Not that Braun were only hi-fi and audio-visual equipment in West Germany, they weren’t. Home entertainment was however that product genre via which Braun, if one so will, announced its restart in the new West Germany, and that, as one learns in Braun 100, primarily because a survey by the Allensbach based Institut für Demoskopie suggested that many younger West Germans, and for all younger West German females, wanted domestic objects that reflected a moderne Wohnstil, a contemporary domestic environment. A moderne Wohnstil barely expressed in domestic goods in early 1950s West Germany; and notable by its absence in domestic home entertainment systems, which tended to the heavy, solid, dark wooded objects of pre-War Germany. Consequently, Artur and Erwin Braun decided to develop those competences in radio/phonographic technology and design the company had established in pre-war Germany as their stepping stone into the, still developing, moderne Wohnstil of post-War West Germany.

The chapter 1958 being the first chapter in which non-home entertainment objects appear. Or more accurately the first Artur and Erwin Braun era chapter in which non-home entertainment objects reappear; and that with kitchen machines reminiscent of Max Braun era kitchen machines presented in 1921… albeit re-formed and re-imagined in context of the changes instigated by the Braun brothers and Fritz Eichler.

And which would soon be joined by all manner of electronic consumer goods as West Germany entered the Age of BRAUN.

SK 4 by Hans Gugelot/ HfG Ulm & Fritz Eichler/Dieter Rams (l) and Atelier 1 by Dieter Rams (r), as seen at Braun 100, Bröhan-Museum, Berlin

SK 4 by Hans Gugelot/ HfG Ulm & Fritz Eichler/Dieter Rams (l) and Atelier 1 by Dieter Rams (r), as seen at Braun 100, Bröhan-Museum, Berlin

An Age of BRAUN dominated by Dieter Rams who in 1961 formally took charge of product design at Braun, an influence on Braun and the Braun portfolio that increased in 1973 when Fritz Eichler swapped the hustle and bustle of daily business operations for the calm of the Supervisory Board, and Rams replaced him as director of the Department of Form and Advertising Design.

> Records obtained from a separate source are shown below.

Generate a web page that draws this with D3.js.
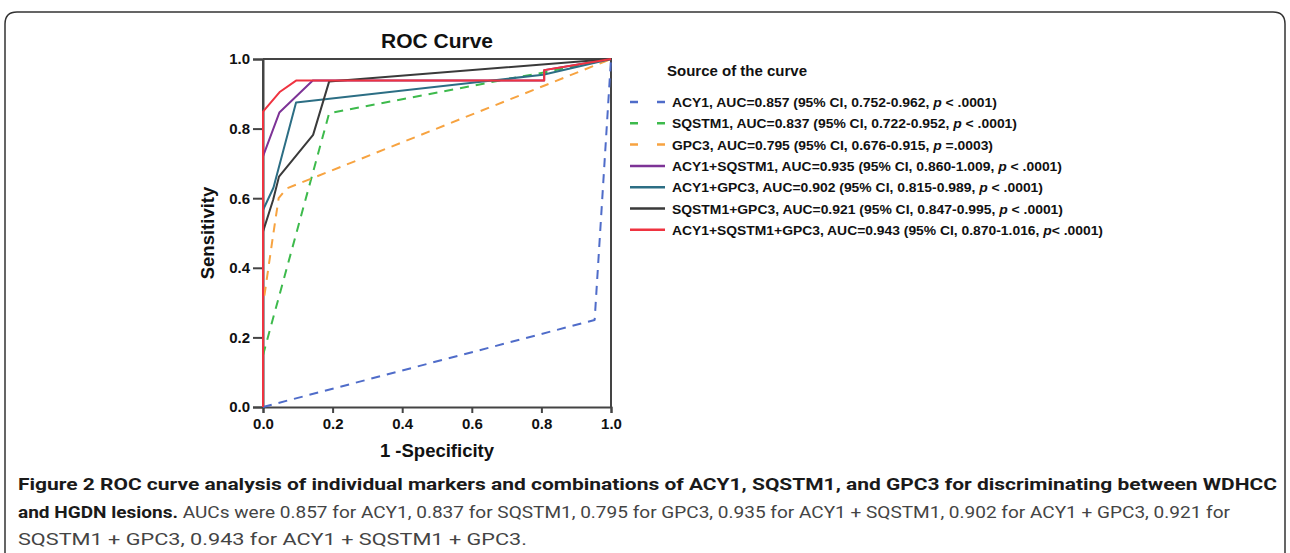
<!DOCTYPE html>
<html>
<head>
<meta charset="utf-8">
<title>ROC Curve</title>
<script src="https://d3js.org/d3.v7.min.js"></script>
<style>
  body { margin: 0; background: #fff; }
  svg { display: block; }
  .chart text { font-family: "Liberation Sans", Arial, sans-serif; font-weight: bold; fill: #111; }
  .caption text { font-family: Roboto, "Noto Sans", sans-serif; fill: #3a3a3a; }
</style>
</head>
<body>
<svg id="chart" width="1290" height="553"></svg>
<script>
// series names and legend labels
const seriesNames = ["ACY1", "SQSTM1", "GPC3", "ACY1+SQSTM1", "ACY1+GPC3", "SQSTM1+GPC3", "ACY1+SQSTM1+GPC3"];
const legendLabels = [
  ["ACY1, AUC=0.857 (95% CI, 0.752-0.962, ", "p", " < .0001)"],
  ["SQSTM1, AUC=0.837 (95% CI, 0.722-0.952, ", "p", " < .0001)"],
  ["GPC3, AUC=0.795 (95% CI, 0.676-0.915, ", "p", " =.0003)"],
  ["ACY1+SQSTM1, AUC=0.935 (95% CI, 0.860-1.009, ", "p", " < .0001)"],
  ["ACY1+GPC3, AUC=0.902 (95% CI, 0.815-0.989, ", "p", " < .0001)"],
  ["SQSTM1+GPC3, AUC=0.921 (95% CI, 0.847-0.995, ", "p", " < .0001)"],
  ["ACY1+SQSTM1+GPC3, AUC=0.943 (95% CI, 0.870-1.016, ", "p", "< .0001)"]
];
const legendWidths = [325, 345, 321, 390, 371, 391, 431];
const colors = ["#4f6cc9", "#3dba4c", "#f7a340", "#7d3396", "#2c6e84", "#3a3a3a", "#ef3340"];
const dashed = [true, true, true, false, false, false, false];

// ROC points [1-specificity, sensitivity]
const acy1 = [[0, 0], [0.953, 0.25], [1, 1]];
const sqstm1 = [[0, 0.149], [0.19, 0.844], [0.69, 0.94], [0.8, 0.96], [1, 1]];
const gpc3 = [[0.004, 0.32], [0.03, 0.5], [0.045, 0.6], [0.068, 0.628], [1, 1]];
const acy1Sqstm1 = [[0, 0], [0, 0.72], [0.047, 0.846], [0.143, 0.938], [0.808, 0.938], [0.808, 0.968], [1, 1]];
const acy1Gpc3 = [[0, 0], [0, 0.566], [0.03, 0.63], [0.095, 0.875], [0.805, 0.955], [1, 1]];
const sqstm1Gpc3 = [[0, 0], [0, 0.504], [0.029, 0.595], [0.046, 0.662], [0.144, 0.782], [0.19, 0.935], [1, 1]];
const all3 = [[0, 0], [0, 0.849], [0.049, 0.906], [0.095, 0.938], [0.808, 0.938], [0.808, 0.968], [1, 1]];
const curves = [acy1, sqstm1, gpc3, acy1Sqstm1, acy1Gpc3, sqstm1Gpc3, all3];

const tickValues = [0, 0.2, 0.4, 0.6, 0.8, 1.0];

const captionLines = [
  [{ t: "Figure 2 ROC curve analysis of individual markers and combinations of ACY1, SQSTM1, and GPC3 for discriminating between WDHCC", b: true }],
  [{ t: "and HGDN lesions.", b: true }, { t: " AUCs were 0.857 for ACY1, 0.837 for SQSTM1, 0.795 for GPC3, 0.935 for ACY1 + SQSTM1, 0.902 for ACY1 + GPC3, 0.921 for", b: false }],
  [{ t: "SQSTM1 + GPC3, 0.943 for ACY1 + SQSTM1 + GPC3.", b: false }]
];
const captionWidths = [1259, 1212, 509];

const svg = d3.select("#chart");

// outer rounded frame
svg.append("path")
  .attr("d", "M5,560 L5,24 Q5,12 17,12 L1273,12 Q1285,12 1285,24 L1285,560")
  .attr("fill", "none")
  .attr("stroke", "#333")
  .attr("stroke-width", 1.5);

const plot = { left: 263, right: 611, top: 59, bottom: 407 };
const x = d3.scaleLinear().domain([0, 1]).range([plot.left, plot.right]);
const y = d3.scaleLinear().domain([0, 1]).range([plot.bottom, plot.top]);

const g = svg.append("g").attr("class", "chart");

// plot frame (top, right, left)
g.append("path")
  .attr("d", `M${x(0)},${y(1)} L${x(1)},${y(1)} L${x(1)},${y(0)}`)
  .attr("fill", "none").attr("stroke", "#444").attr("stroke-width", 2);
g.append("line")
  .attr("x1", x(0)).attr("x2", x(0)).attr("y1", y(0)).attr("y2", y(1))
  .attr("stroke", "#444").attr("stroke-width", 2);

// axes
const yAxis = g.append("g")
  .attr("transform", `translate(${plot.left},0)`)
  .call(d3.axisLeft(y).tickValues(tickValues).tickFormat(d3.format(".1f")).tickSize(10).tickPadding(3));
const xAxis = g.append("g")
  .attr("transform", `translate(0,${plot.bottom})`)
  .call(d3.axisBottom(x).tickValues(tickValues).tickFormat(d3.format(".1f")).tickSize(6).tickPadding(5));
[xAxis, yAxis].forEach(a => {
  a.select(".domain").attr("stroke", "#444").attr("stroke-width", 2);
  a.selectAll(".tick line").attr("stroke", "#444").attr("stroke-width", 2);
  a.selectAll(".tick text").attr("font-size", 15).attr("font-family", "Liberation Sans, Arial, sans-serif")
    .attr("font-weight", "bold").attr("fill", "#111");
});

// curves
const line = d3.line().x(d => x(d[0])).y(d => y(d[1]));
curves.forEach((c, i) => {
  g.append("path")
    .datum(c)
    .attr("d", line)
    .attr("fill", "none")
    .attr("stroke", colors[i])
    .attr("stroke-width", 2)
    .attr("stroke-linejoin", "round")
    .attr("stroke-dasharray", dashed[i] ? "9,7" : null);
});

// titles
g.append("text").attr("x", 437).attr("y", 48).attr("text-anchor", "middle")
  .attr("font-size", 21).text("ROC Curve");
g.append("text").attr("x", 437).attr("y", 457).attr("text-anchor", "middle")
  .attr("font-size", 18.5).text("1 -Specificity");
g.append("text").attr("transform", "translate(214,233) rotate(-90)").attr("text-anchor", "middle")
  .attr("font-size", 18.5).text("Sensitivity");

// legend
const legend = g.append("g");
legend.append("text").attr("x", 667).attr("y", 76).attr("font-size", 15).text("Source of the curve");
legendLabels.forEach((lab, i) => {
  const ly = 102 + i * 21.3;
  legend.append("line")
    .attr("x1", 630).attr("x2", 665).attr("y1", ly).attr("y2", ly)
    .attr("stroke", colors[i]).attr("stroke-width", 2.5)
    .attr("stroke-dasharray", dashed[i] ? "8,19" : null);
  const t = legend.append("text").attr("x", 672).attr("y", ly + 5).attr("font-size", 13.5)
    .attr("textLength", legendWidths[i]).attr("lengthAdjust", "spacingAndGlyphs");
  t.append("tspan").text(lab[0]);
  t.append("tspan").attr("font-style", "italic").text(lab[1]);
  t.append("tspan").text(lab[2]);
});

// caption
const cap = svg.append("g").attr("class", "caption");
captionLines.forEach((parts, i) => {
  const t = cap.append("text")
    .attr("x", 18).attr("y", 490 + i * 27.5)
    .attr("font-size", 17)
    .attr("textLength", captionWidths[i])
    .attr("lengthAdjust", "spacingAndGlyphs");
  parts.forEach(p => {
    t.append("tspan")
      .attr("font-weight", p.b ? "bold" : "normal")
      .attr("fill", p.b ? "#1a1a1a" : "#444")
      .text(p.t);
  });
});
</script>
</body>
</html>
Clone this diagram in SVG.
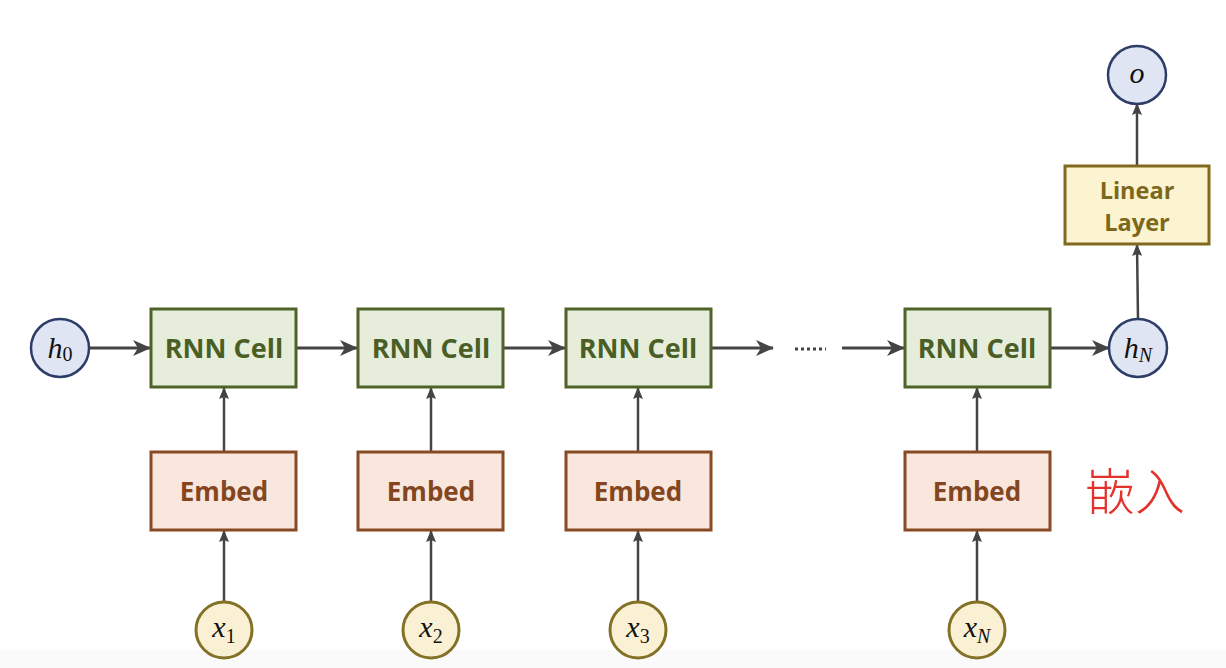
<svg xmlns="http://www.w3.org/2000/svg" width="1226" height="668" viewBox="0 0 1226 668">
<style>
.cell{fill:#e6eedb;stroke:#4f6228;stroke-width:3}
.cellt{fill:#4a5e26;font-family:"Open Sans","Liberation Sans",sans-serif;font-weight:bold;font-size:27px;text-anchor:middle}
.emb{fill:#f9e6dd;stroke:#874a24;stroke-width:3}
.embt{fill:#84461f;font-family:"Open Sans","Liberation Sans",sans-serif;font-weight:bold;font-size:26px;text-anchor:middle}
.lin{fill:#fcf3d0;stroke:#806a1e;stroke-width:3}
.lint{fill:#7d671b;font-family:"Open Sans","Liberation Sans",sans-serif;font-weight:bold;font-size:23.5px;text-anchor:middle}
.hc{fill:#dfe5f2;stroke:#2e3c68;stroke-width:2.5}
.xc{fill:#faf1d5;stroke:#837126;stroke-width:3}
.m{font-family:"Liberation Serif","DejaVu Serif",serif;fill:#111;text-anchor:middle}
.mi{font-style:italic;font-size:30px}
.ms{font-size:20px}
.c{stroke:#444;stroke-width:3;fill:none}
.cv{stroke:#444;stroke-width:2.5;fill:none}
</style>
<defs>
<marker id="ah" markerUnits="userSpaceOnUse" markerWidth="18" markerHeight="16" viewBox="0 0 18 16" refX="17" refY="8" orient="auto">
<path d="M0,0 L18,8 L0,16 L5,8 z" fill="#444"/>
</marker>
<marker id="av" markerUnits="userSpaceOnUse" markerWidth="12" markerHeight="10" viewBox="0 0 12 10" refX="11" refY="5" orient="auto">
<path d="M0,0 L12,5 L0,10 L2,5 z" fill="#444"/>
</marker>
</defs>
<rect x="0" y="0" width="1226" height="668" fill="#ffffff"/>
<rect x="0" y="650" width="1226" height="18" fill="#fafafa"/>

<g id="connectors">
<line class="c" x1="89" y1="348" x2="150" y2="348" marker-end="url(#ah)"/>
<line class="c" x1="296" y1="348" x2="357" y2="348" marker-end="url(#ah)"/>
<line class="c" x1="503" y1="348" x2="565" y2="348" marker-end="url(#ah)"/>
<line class="c" x1="711" y1="348" x2="773" y2="348" marker-end="url(#ah)"/>
<line x1="795" y1="349" x2="826" y2="349" stroke="#444" stroke-width="3" stroke-dasharray="3,3"/>
<line class="c" x1="842" y1="348" x2="904" y2="348" marker-end="url(#ah)"/>
<line class="c" x1="1050" y1="348" x2="1109" y2="348" marker-end="url(#ah)"/>
<line class="cv" x1="224" y1="452" x2="224" y2="388" marker-end="url(#av)"/>
<line class="cv" x1="431" y1="452" x2="431" y2="388" marker-end="url(#av)"/>
<line class="cv" x1="638" y1="452" x2="638" y2="388" marker-end="url(#av)"/>
<line class="cv" x1="977" y1="452" x2="977" y2="388" marker-end="url(#av)"/>
<line class="cv" x1="224" y1="601" x2="224" y2="531" marker-end="url(#av)"/>
<line class="cv" x1="431" y1="601" x2="431" y2="531" marker-end="url(#av)"/>
<line class="cv" x1="638" y1="601" x2="638" y2="531" marker-end="url(#av)"/>
<line class="cv" x1="977" y1="601" x2="977" y2="531" marker-end="url(#av)"/>
<line class="cv" x1="1138" y1="319" x2="1137" y2="245" marker-end="url(#av)"/>
<line class="cv" x1="1137" y1="165" x2="1137" y2="104" marker-end="url(#av)"/>
</g>

<g id="h0"><circle class="hc" cx="60" cy="348" r="29"/><text class="m" x="60" y="358"><tspan class="mi">h</tspan><tspan class="ms" dy="3">0</tspan></text></g>

<g id="rnn1"><rect class="cell" x="151" y="309" width="145" height="78"/><text class="cellt" x="224" y="358">RNN Cell</text></g>
<g id="rnn2"><rect class="cell" x="358" y="309" width="145" height="78"/><text class="cellt" x="431" y="358">RNN Cell</text></g>
<g id="rnn3"><rect class="cell" x="566" y="309" width="145" height="78"/><text class="cellt" x="638" y="358">RNN Cell</text></g>
<g id="rnn4"><rect class="cell" x="905" y="309" width="145" height="78"/><text class="cellt" x="977" y="358">RNN Cell</text></g>

<g id="embed1"><rect class="emb" x="151" y="452" width="145" height="78"/><text class="embt" x="224" y="501">Embed</text></g>
<g id="embed2"><rect class="emb" x="358" y="452" width="145" height="78"/><text class="embt" x="431" y="501">Embed</text></g>
<g id="embed3"><rect class="emb" x="566" y="452" width="145" height="78"/><text class="embt" x="638" y="501">Embed</text></g>
<g id="embed4"><rect class="emb" x="905" y="452" width="145" height="78"/><text class="embt" x="977" y="501">Embed</text></g>

<g id="x1"><circle class="xc" cx="224" cy="630" r="28"/><text class="m" x="224" y="637"><tspan class="mi">x</tspan><tspan class="ms" dy="6">1</tspan></text></g>
<g id="x2"><circle class="xc" cx="431" cy="630" r="28"/><text class="m" x="431" y="637"><tspan class="mi">x</tspan><tspan class="ms" dy="6">2</tspan></text></g>
<g id="x3"><circle class="xc" cx="638" cy="630" r="28"/><text class="m" x="638" y="637"><tspan class="mi">x</tspan><tspan class="ms" dy="6">3</tspan></text></g>
<g id="xN"><circle class="xc" cx="977" cy="630" r="28"/><text class="m" x="977" y="637"><tspan class="mi">x</tspan><tspan class="ms" dy="6" font-style="italic">N</tspan></text></g>

<g id="hN"><circle class="hc" cx="1138" cy="348" r="29"/><text class="m" x="1138" y="358"><tspan class="mi">h</tspan><tspan class="ms" dy="4" font-style="italic">N</tspan></text></g>

<g id="linear"><rect class="lin" x="1065" y="166" width="144" height="78"/><text class="lint" x="1137" y="199">Linear</text><text class="lint" x="1137" y="231">Layer</text></g>

<g id="o"><circle class="hc" cx="1137" cy="75" r="29"/><text class="m mi" x="1137" y="83">o</text></g>

<g id="note"><text x="1085" y="510" fill="#e3322b" font-family="'Noto Sans CJK SC',sans-serif" font-weight="300" font-size="50px">嵌入</text></g>
</svg>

For all that post-1961 Braun is and was dominated by Dieter Rams, it wasn’t exclusively Rams, and Braun 100 also features works by designers such as, and amongst many others, Gerd A. Müller, Dietrich Lubs or Ludwig Littmann who all contributed significantly to the development of design at Braun, to the development of BRAUN, and who were all employed by Braun; Dieter Rams (largely) ending the cooperations with external designers.4 But before he did, Hans Gugelot, together with Fritz Eichler and Gerd A. Müller, set another milestone for Braun with the Sixtant razor, a work, as Braun 100 notes, which established the black/silver combination so identifiable as and with Braun, a product which thus deepened the interplay between corporate identity and product design, a product which, much as with Max Braun’s S50 electric razor, became a foundation on which the company’s future financial success would be built. And one of the last products Hans Gugelot designed before his untimely death in 1965, aged just 45. Thus making Braun 100 also part of considerations on what if Hans Gugelot hadn’t sadly, tragically, died so young, how would he have influenced design in later decades West Germany? Where else would Hans Gugelot pop up in Braun 100? For he would, of that we have little doubt.

The chapter exploring Braun under the influence of Dieter Rams is, unsurprisingly given the importance of Rams to the exhibition’s West German narrative, the largest chapter in Braun 100, carries the title 1968, for reasons that will become clear, and is followed by… 1995.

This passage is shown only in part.